The white coat component was a special addition. The College—one of 100 across the country—was selected to participate in a pilot White Coat Ceremony, an honor bestowed upon the College by the Arnold P. Gold Foundation (APGF) and the American Association of Colleges of Nursing (AACN).

“It was an honor to participate in such an exciting and meaningful event,” says Dr. Lynette Hamlin, Saint Joseph’s associate dean for nursing. “This year, we  integrated the White Coat Ceremony into our Nursing Lighting Ceremony, which is our symbolic event to signify our students’ entrance into the profession of nursing.”

The ceremony included an address from Dr. Jacqueline Fawcett, a professor of nursing at the University of Massachusetts Boston.

The White Coat Ceremony has been a staple in medical education for more than 20 years, but with the recent collaboration between APGF and AACN, the reach of the ceremony has broadened. For this pilot program, nursing schools in 43 states plus the District of Columbia were granted financial support and guidance to host the White Coat Ceremony.

“By offering White Coat Ceremonies, our schools are sending a clear message to new nursing students that compassionate care must be a hallmark of their clinical practice,” says Dr. Eileen T. Breslin, AACN president. “Securing a commitment to providing patient-centered care at the beginning of a nurse’s professional formation will help to raise the quality of care available to all patients.”

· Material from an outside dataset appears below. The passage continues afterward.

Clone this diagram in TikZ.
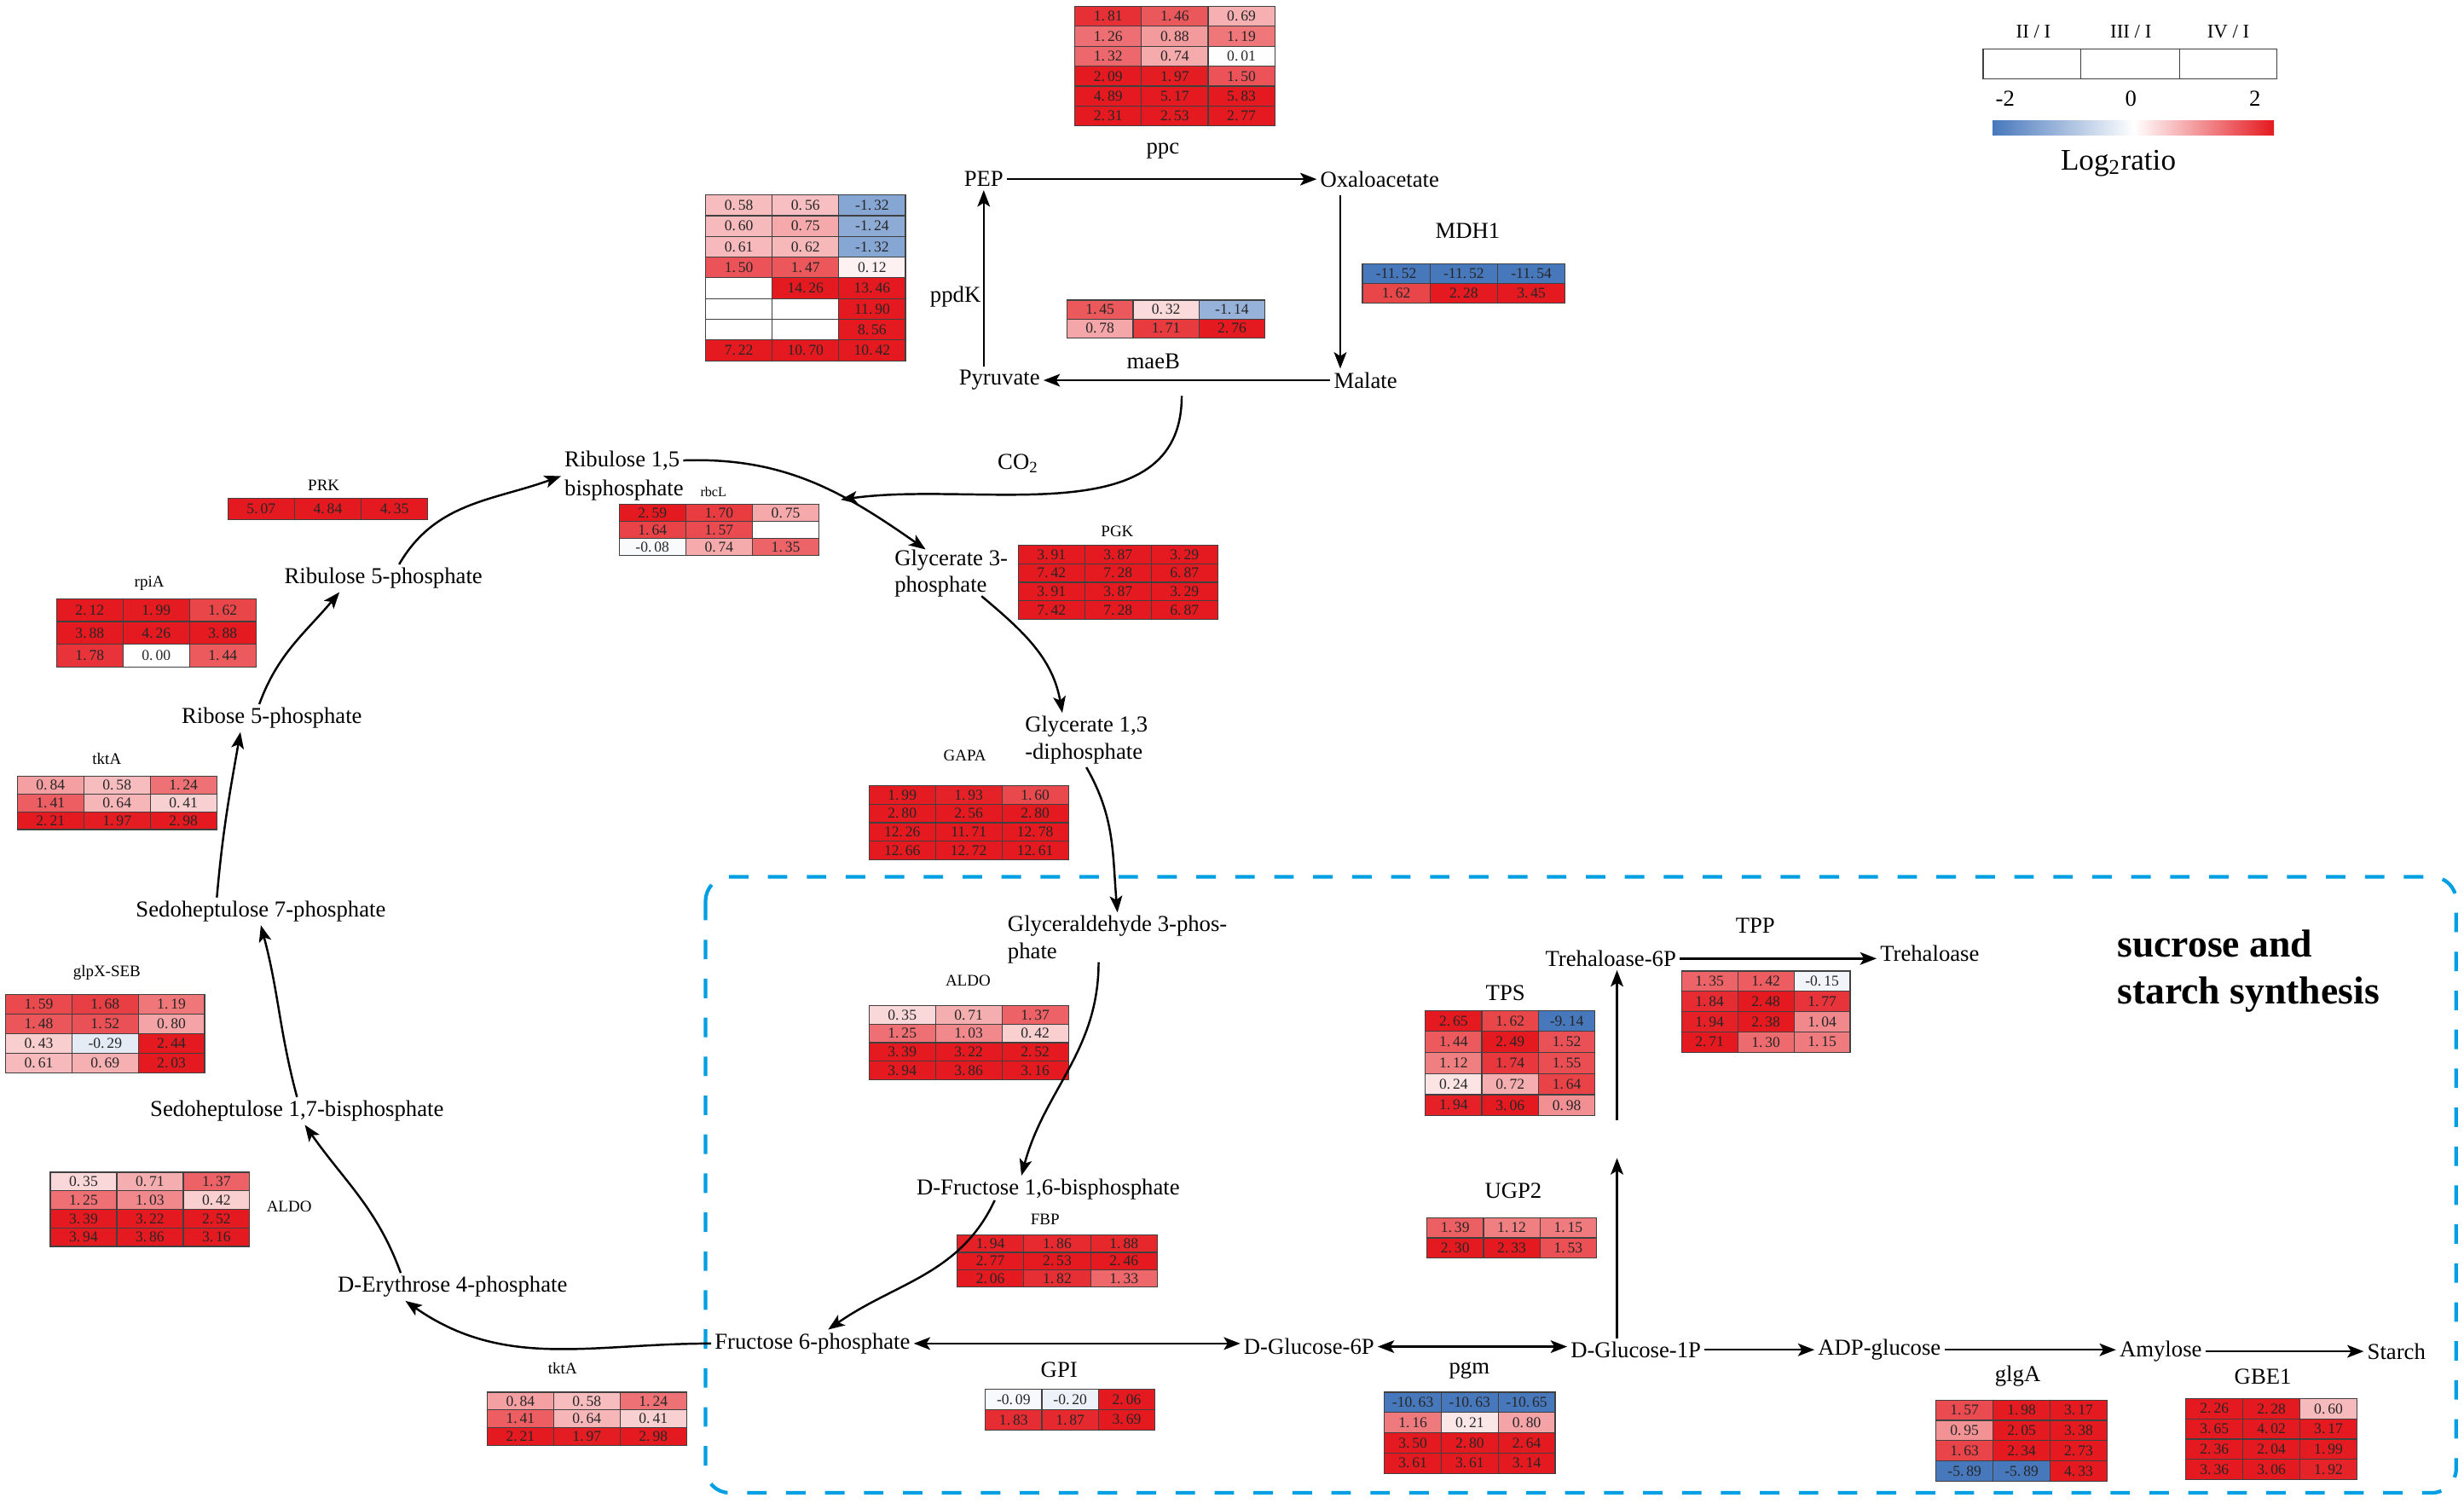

The Florence Nightingale Pledge

I solemnly pledge myself before God and in the presence of this assembly, to pass my life in purity and to practice my profession faithfully. I will abstain from whatever is deleterious and mischievous, and will not take or knowingly administer any harmful drug. I will do all in my power to maintain and elevate the standard of my profession, and will hold in confidence all personal matters  committed to my keeping and all family affairs coming to my knowledge in the practice of my calling. With loyalty will I endeavor to aid the physician in his work, and devote myself to the welfare of those committed to my care.